Noch jongliert sich der frühere Stuttgarter Bundestagsabgeordnete, 2021 gewählt als Stimmenkönig mit knapp 40 Prozent, durch landespolitische Themen. Nicht jedoch ohne konkrete Ansagen, etwa das Land zur Modellregion für ein marktreifes Selbstfahrsystem im ÖPNV zu machen, nach dem Motto „Wo kein Busfahrer, da kein Bus.“ Oder mit der Idee, dank eines weiterentwickelten Prämiensystems Meisterprüfungen, Neugründungen und Betriebsübernahmen zu erleichtern.

Immer wieder kommt der einstige Vorsitzende der Bündnis-Grünen auf seine Biografie zu sprechen, auf seine Eltern, auf die Schere seiner eine Änderungsschneiderei betreibende Mutter. „Zu weit, zu eng, zu kurz, zu lang, das gab es für sie nicht, erzählt er, ‚sie hat alles passend gemacht.‘ Für jedes Problem gebe es eine Lösung.

Und dann spießt auch er – ebenfalls ohne Namensnennung – Hagel und einen Lieblingsspruch auf: Der CDU-Kandidat behauptet allenthalben, Kretschmanns Erbe sei bei ihm in guten Händen. Er wolle hier aber gar kein Erbe antreten, kontert der Grüne, und er wolle keine Thronfolge, „sondern mit Umsicht und Wertschätzung für Baden-Württemberg ein neues Kapitel aufschlagen“. Oder, wie der frühere Landesvorsitzende Oliver Hildenbrand sagt: „Lassen wir die Ärmel aufgekrempelt.“

Die beiden Parteitage von Grünen und Schwarzen unterstreichen die unterschiedlichen Herangehensweisen. Bei der CDU wurde vor einer Woche nach der erfolgreichen Krönungsmesse und einer viel beklatschten Rede von Bundeskanzler Friedrich Merz im Schnelldurchlauf erstmals die nach dem neuen Wahlrecht notwendige Landesliste gezimmert, dank Kurzvorstellungen der Kandidaten und zügiger Blockwahl. Die Grünen mühen sich an diesem Wochenende eineinhalb Tage lang: Bis zum 40. Listenplatz – gegenwärtig sitzen sie mit 58 Abgeordneten als stärkste Fraktion im Landtag – finden Einzelwahlen und -vorstellungen statt.

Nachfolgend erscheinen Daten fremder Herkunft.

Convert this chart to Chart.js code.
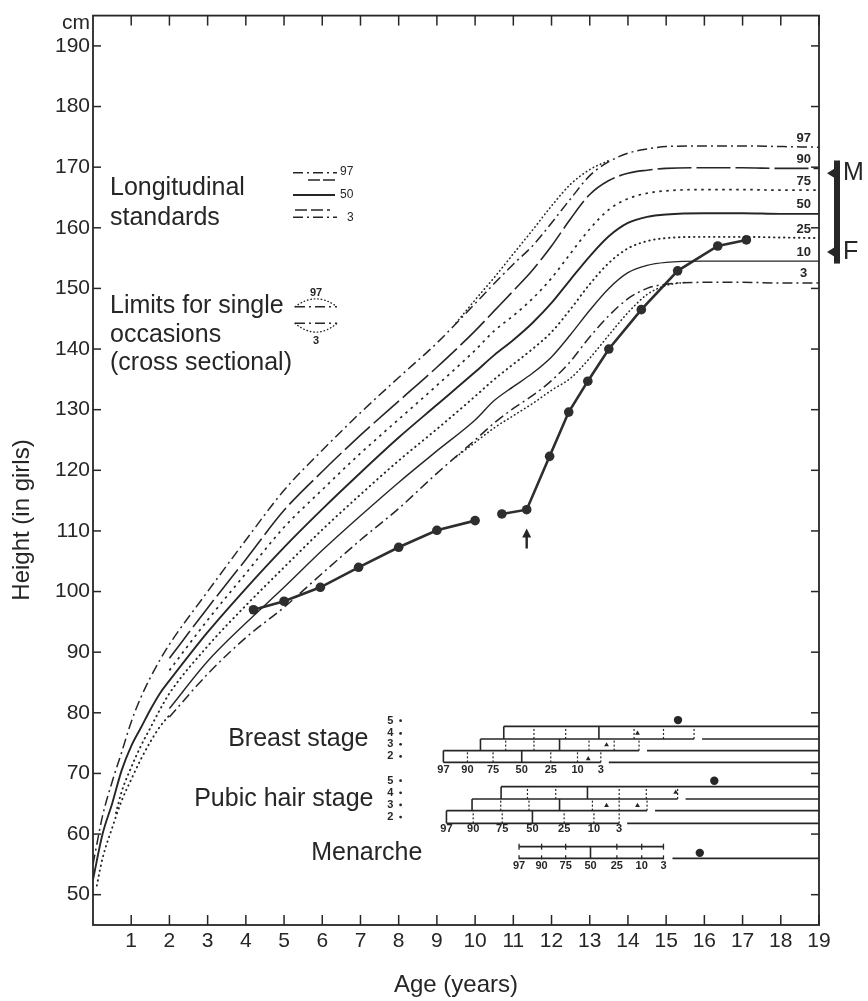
<!DOCTYPE html>
<html><head><meta charset="utf-8">
<script src="https://cdn.jsdelivr.net/npm/chart.js@4.4.1/dist/chart.umd.min.js"></script>
<style>html,body{margin:0;padding:0;background:#fff}#wrap{width:868px;height:1001px}</style>
</head><body><div id="wrap"><canvas id="c" width="868" height="1001"></canvas></div>
<script>
// ---------------- data ----------------
const ageTicks = [1,2,3,4,5,6,7,8,9,10,11,12,13,14,15,16,17,18,19];
const heightTicks = [50,60,70,80,90,100,110,120,130,140,150,160,170,180,190];

const agesStd = [2,3,4,5,6,7,8,9,10,10.5,11,11.5,12,12.5,13,13.5,14,14.5,15,16,17,18,19];
const p97 = [91.3,100,108.5,116.7,123.3,129.5,135.3,141,147.5,150.8,154,157,160.8,164.8,168.6,170.9,172.3,173,173.4,173.5,173.5,173.4,173.3];
const p90 = [89,97.3,105.3,113.4,119.8,125.8,131.4,137,143,146.3,149.6,153,157,161.5,165.5,167.8,169,169.5,169.8,169.9,169.9,169.8,169.8];
const p75 = [87,95.3,103,110.6,116.8,122.8,128.4,134,139.8,143,145.5,148.3,151.7,155.8,159.8,163,164.8,165.7,166.1,166.3,166.3,166.2,166.2];
const p50 = [85.3,93.3,100.5,107.3,113.6,119.6,125.4,130.8,136.2,139,141.5,144.3,147.6,151.5,155.3,158.6,160.8,161.8,162.2,162.4,162.4,162.3,162.3];
const p25 = [83.2,91,97.7,104,110.2,116,121.6,126.8,132.2,135,137.5,140,142.8,146.6,150.7,154.2,156.6,157.8,158.3,158.5,158.5,158.4,158.3];
const p10 = [80.7,88.5,94.8,100.7,106.8,112.5,118,123.2,128.3,131.5,133.8,136,138.7,142.4,146.4,150,152.6,153.8,154.3,154.5,154.5,154.5,154.5];
const p3  = [79.3,86.4,92.4,97.4,103,108.5,113.7,119.5,125,127.8,130.2,132.3,134.8,138,142,145.5,148.3,150,150.7,151,151,150.9,150.9];

const infantAges97 = [0,0.25,0.5,0.75,1,1.25,1.5,1.75];
const infant97 = [55,63,68.6,73.5,78.5,82.5,85.8,88.7];
const infantAges50 = [0,0.25,0.5,0.75,1,1.25,1.5,1.75];
const infant50 = [52.5,60,65,70.5,74.5,77.5,80.5,83.2];
const infantAges25 = [0.6,0.75,1,1.25,1.5,1.75];
const infant25 = [63.5,67,71,74.5,77.5,80.5];
const infantAges3 = [0.1,0.25,0.5,0.75,1,1.25,1.5,1.75,2];
const infant3 = [51.5,56,61,65.5,69,72.3,75.2,77.7,79.6];

const crossAges97 = [9.5,10,10.5,11,11.5,12,12.5,13,13.5];
const cross97 = [144.3,148.1,151.8,155.7,159.6,163.6,167.2,169.6,171.1];
const crossAges3 = [9.5,10,10.5,11,11.5,12,12.5,13,13.5,14,14.5,15,15.5];
const cross3 = [122.2,124.6,127,129,131,133.2,135.2,138.5,142.3,146,149,150.5,151];

const patientAges = [4.2,5.0,5.95,6.95,8.0,9.0,10.0,10.7,11.35,11.95,12.45,12.95,13.5,14.35,15.3,16.35,17.1];
const patientHeights = [97.0,98.4,100.7,104.0,107.3,110.1,111.7,112.8,113.5,122.3,129.6,134.7,140.0,146.5,152.9,157.0,158.0];
const patientBreakAfterAge = 10.0;
const arrowAge = 11.35;
const arrowFrom = 107.1, arrowTo = 110.4;

const pctLabels = ['97','90','75','50','25','10','3'];
const breastStage2 = [9.17,9.8,10.47,11.22,11.98,12.68,13.29];
const breastStage3 = [10.14,10.8,11.54,12.21,12.98,13.64,14.29];
const breastStage4 = [10.75,11.54,12.37,13.24,14.16,14.93,15.73];
const pubicStage2 = [9.25,9.95,10.71,11.5,12.33,13.11,13.77];
const pubicStage3 = [9.92,10.67,11.41,12.21,13.07,13.77,14.5];
const pubicStage4 = [10.68,11.37,12.11,12.94,13.77,14.48,15.3];
const menarcheAges = [11.15,11.74,12.37,13.02,13.71,14.36,14.93];

const stageDotAges = [15.31,16.26,15.88];          // breast 5, pubic hair 5, menarche
const stageDotHeights = [78.8,68.8,56.9];
const stageTriAges = [12.96,13.44,14.25,13.44,14.25,15.25];
const stageTriHeights = [72.4,74.7,76.6,64.7,64.7,66.9];

// ---------------- layout (data units) ----------------
const breastRows = [71.83,73.76,75.69,77.77];
const pubicRows = [61.77,63.86,65.79,67.82];
const menarcheRows = [55.99,57.92];
const INK = '#262626';
const NARROW = '"Liberation Sans Narrow","Liberation Sans",Arial,sans-serif';
const SANS = '"Liberation Sans",Arial,Helvetica,sans-serif';

function pts(ages, vals){ return ages.map((a,i)=>({x:a,y:vals[i]})); }
function curve(data, dash, width, cap){
  return {data, borderColor:INK, borderWidth:width, borderDash:dash, borderCapStyle:cap||'butt',
          pointRadius:0, fill:false, cubicInterpolationMode:'monotone'};
}
const DASHDOT=[10,4,2,4], DOT=[0.5,4.5];

const datasets = [
  curve(pts(infantAges97.concat(agesStd), infant97.concat(p97)), DASHDOT, 1.5),
  curve(pts(agesStd,p90), [34,5], 1.6),
  curve(pts(agesStd,p75), [2.5,4.5], 1.7),
  curve(pts(infantAges50.concat(agesStd), infant50.concat(p50)), [], 1.9),
  curve(pts(infantAges25.concat(agesStd), infant25.concat(p25)), DOT, 1.9, 'round'),
  curve(pts(agesStd,p10), [], 1.4),
  curve(pts(agesStd,p3), DASHDOT, 1.5),
  curve(pts(crossAges97,cross97), [0.5,3.5], 1.6, 'round'),
  curve(pts(crossAges3,cross3), [0.5,3.5], 1.6, 'round'),
  curve(pts(infantAges3,infant3), DOT, 1.9, 'round'),
  {data: pts(patientAges,patientHeights), borderColor:'#2e2e2e', borderWidth:2.6, tension:0,
   pointRadius:4.8, pointBackgroundColor:'#2e2e2e', pointBorderWidth:0,
   segment:{borderColor: c => (c.p0.parsed.x===patientBreakAfterAge ? 'rgba(0,0,0,0)' : '#2e2e2e')}},
  {data: pts(stageDotAges,stageDotHeights), showLine:false, pointRadius:4.2, pointBackgroundColor:INK, pointBorderWidth:0},
  {data: pts(stageTriAges,stageTriHeights), showLine:false, pointStyle:'triangle', pointRadius:2.8, pointBackgroundColor:INK, pointBorderWidth:0}
];

function line(ctx,x1,y1,x2,y2){ctx.beginPath();ctx.moveTo(x1,y1);ctx.lineTo(x2,y2);ctx.stroke();}

function ladder(ctx,X,Y,rows,stages,labelRow){
  ctx.strokeStyle=INK; ctx.setLineDash([]);
  rows.forEach((rv,k)=>{
    const start = k===0 ? stages[0][0] : stages[k-1][0];
    const py = Y(rv);
    ctx.lineWidth=1.6;
    if(k<stages.length){
      const g=stages[k][6];
      line(ctx,X(start),py,X(g),py);
      line(ctx,X(g)+8,py,X(19),py);
    } else line(ctx,X(start),py,X(19),py);
  });
  stages.forEach((ages,k)=>{
    const y0=Y(rows[k]), y1=Y(rows[k+1]);
    ages.forEach((a,i)=>{
      const px=X(a);
      if(i===0||i===3){ctx.lineWidth=1.6;ctx.setLineDash([]);}
      else {ctx.lineWidth=1.2;ctx.setLineDash([2,2]);}
      line(ctx,px,y0,px,y1);
    });
  });
  ctx.setLineDash([]);
  ctx.fillStyle=INK; ctx.font='bold 11px '+NARROW; ctx.textAlign='center'; ctx.textBaseline='middle';
  stages[0].forEach((a,i)=>ctx.fillText(pctLabels[i],X(a),Y(labelRow)));
}

const deco = {
  id:'deco',
  afterDraw(chart){
    const {ctx, chartArea:a, scales:{x,y}} = chart;
    const X=v=>x.getPixelForValue(v), Y=v=>y.getPixelForValue(v);
    ctx.save();
    ctx.strokeStyle=INK; ctx.fillStyle=INK;
    // frame + inward ticks
    ctx.lineWidth=1.8; ctx.strokeRect(a.left,a.top,a.right-a.left,a.bottom-a.top);
    ctx.lineWidth=1.5;
    ageTicks.forEach(v=>{const px=X(v); line(ctx,px,a.bottom,px,a.bottom-10); line(ctx,px,a.top,px,a.top+10);});
    heightTicks.forEach(v=>{const py=Y(v); line(ctx,a.left,py,a.left+8,py); line(ctx,a.right,py,a.right-8,py);});
    // cm
    ctx.font='21px '+NARROW; ctx.textAlign='right'; ctx.textBaseline='alphabetic';
    ctx.fillText('cm',a.left-3,a.top+13);
    // axis titles
    ctx.font='24px '+SANS; ctx.textAlign='center'; ctx.textBaseline='middle';
    ctx.fillText('Age (years)',(a.left+a.right)/2,985);
    ctx.save(); ctx.translate(22,520); ctx.rotate(-Math.PI/2); ctx.fillText('Height (in girls)',0,0); ctx.restore();
    // right percentile labels
    ctx.font='bold 13px '+NARROW; ctx.textAlign='center'; ctx.textBaseline='middle';
    [['97',p97],['90',p90],['75',p75],['50',p50],['25',p25],['10',p10],['3',p3]].forEach(([t,arr])=>{
      ctx.fillText(t,X(18.6),Y(arr[arr.length-1]+1.5));
    });
    // M / F bracket
    const bx=a.right+15, yTop=Y(171.1), yBot=Y(154.1);
    ctx.fillRect(bx,yTop,6,yBot-yTop);
    [[169.0,'M'],[156.0,'F']].forEach(([v,t])=>{
      const py=Y(v);
      ctx.beginPath(); ctx.moveTo(a.right+8,py); ctx.lineTo(bx+1,py-5); ctx.lineTo(bx+1,py+5); ctx.closePath(); ctx.fill();
      ctx.font='25px '+SANS; ctx.textAlign='left'; ctx.fillText(t,bx+9,py);
    });
    // legend texts
    ctx.font='25px '+SANS; ctx.textAlign='left'; ctx.textBaseline='alphabetic';
    ctx.fillText('Longitudinal',110,195);
    ctx.fillText('standards',110,225);
    ctx.fillText('Limits for single',110,313);
    ctx.fillText('occasions',110,341.5);
    ctx.fillText('(cross sectional)',110,370);
    // legend symbols
    ctx.lineWidth=1.4;
    ctx.setLineDash(DASHDOT); line(ctx,293,172.7,337,172.7);
    ctx.setLineDash([12,3]); line(ctx,308,180,337,180);
    ctx.setLineDash([]); ctx.lineWidth=1.8; line(ctx,293,195,335,195); ctx.lineWidth=1.4;
    ctx.setLineDash([12,4]); line(ctx,295,210,330,210);
    ctx.setLineDash(DASHDOT); line(ctx,293,217.3,337,217.3);
    ctx.setLineDash([]);
    ctx.font='12px '+NARROW; ctx.textBaseline='middle';
    ctx.fillText('97',340,172); ctx.fillText('50',340,195); ctx.fillText('3',347,218);
    // limits symbol
    ctx.setLineDash(DASHDOT); line(ctx,295,306.7,337,306.7); line(ctx,295,323.3,337,323.3);
    ctx.setLineDash([0.5,3]); ctx.lineCap='round';
    ctx.beginPath(); ctx.moveTo(295,306.7); ctx.quadraticCurveTo(316,291,337,306.7); ctx.stroke();
    ctx.beginPath(); ctx.moveTo(295,323.3); ctx.quadraticCurveTo(316,341,337,323.3); ctx.stroke();
    ctx.setLineDash([]); ctx.lineCap='butt';
    ctx.textAlign='center'; ctx.font='bold 11px '+NARROW;
    ctx.fillText('97',316,293); ctx.fillText('3',316,341);
    // maturation ladders
    ladder(ctx,X,Y,breastRows,[breastStage2,breastStage3,breastStage4],70.63);
    ladder(ctx,X,Y,pubicRows,[pubicStage2,pubicStage3,pubicStage4],60.89);
    // menarche
    const mT=Y(menarcheRows[1]), mB=Y(menarcheRows[0]), m=menarcheAges;
    ctx.lineWidth=1.6;
    line(ctx,X(m[0]),mT,X(m[6]),mT); line(ctx,X(m[0]),mB,X(m[6]),mB); line(ctx,X(m[6])+9,mB,X(19),mB);
    m.forEach((age,i)=>{
      const px=X(age);
      if(i===3){ctx.lineWidth=1.6; line(ctx,px,mT,px,mB);}
      else { ctx.lineWidth=1.3; line(ctx,px,mT-3,px,mT+3); line(ctx,px,mB-3,px,mB+1); }
    });
    ctx.font='bold 11px '+NARROW; ctx.textAlign='center'; ctx.textBaseline='middle';
    m.forEach((age,i)=>ctx.fillText(pctLabels[i],X(age),Y(54.79)));
    // group labels
    ctx.font='25px '+SANS; ctx.textAlign='right'; ctx.textBaseline='middle';
    ctx.fillText('Breast stage',X(7.21),Y(75.7));
    ctx.fillText('Pubic hair stage',X(7.34),Y(65.8));
    ctx.fillText('Menarche',X(8.62),Y(56.8));
    ctx.font='bold 11px '+NARROW; ctx.textAlign='center';
    const stageNums=['5','4','3','2'];
    [[78.7,76.6,74.8,72.8],[68.8,66.8,64.8,62.8]].forEach(vals=>{
      vals.forEach((v,i)=>{
        ctx.fillText(stageNums[i],X(7.78),Y(v));
        ctx.beginPath(); ctx.arc(X(8.05),Y(v),1.4,0,Math.PI*2); ctx.fill();
      });
    });
    // arrow
    const ax=X(arrowAge), ay0=Y(arrowFrom), ay1=Y(arrowTo);
    ctx.lineWidth=2.4; line(ctx,ax,ay0,ax,ay1+6);
    ctx.beginPath(); ctx.moveTo(ax,ay1); ctx.lineTo(ax-4.5,ay1+9); ctx.lineTo(ax+4.5,ay1+9); ctx.closePath(); ctx.fill();
    ctx.restore();
  }
};

new Chart(document.getElementById('c'), {
  type:'line',
  data:{datasets},
  options:{
    responsive:false, animation:false, devicePixelRatio:1,
    layout:{padding:{top:14,right:49,left:0,bottom:0}},
    plugins:{legend:{display:false},tooltip:{enabled:false}},
    scales:{
      x:{type:'linear',min:0,max:19,
        afterFit(s){s.height=76;},
        afterBuildTicks(s){s.ticks=ageTicks.map(v=>({value:v}));},
        grid:{display:false,drawTicks:false}, border:{display:false},
        ticks:{font:{family:NARROW,size:21},color:INK,padding:4,maxRotation:0,autoSkip:false}},
      y:{type:'linear',min:45,max:195,
        afterFit(s){s.width=93;},
        afterBuildTicks(s){s.ticks=heightTicks.map(v=>({value:v}));},
        grid:{display:false,drawTicks:false}, border:{display:false},
        ticks:{font:{family:NARROW,size:21},color:INK,padding:3,autoSkip:false}}
    }
  },
  plugins:[deco]
});
</script></body></html>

Auf diese Weise bekommen die Basisvertreter den regionalen und inhaltlichen Reichtum Baden-Württembergs präsentiert, einschließlich vieler Argumente für den anstehenden komplizierten Wahlkampf. „Ein Spitzenkandidat ist wichtig, aber ohne die klare Unterstützung seiner Partei ist alles nichts“, hatte Özdemir den Delegierten am Ende seiner Rede mit auf den Weg gegeben. Und es klang nicht flehentlich, sondern ganz schön optimistisch.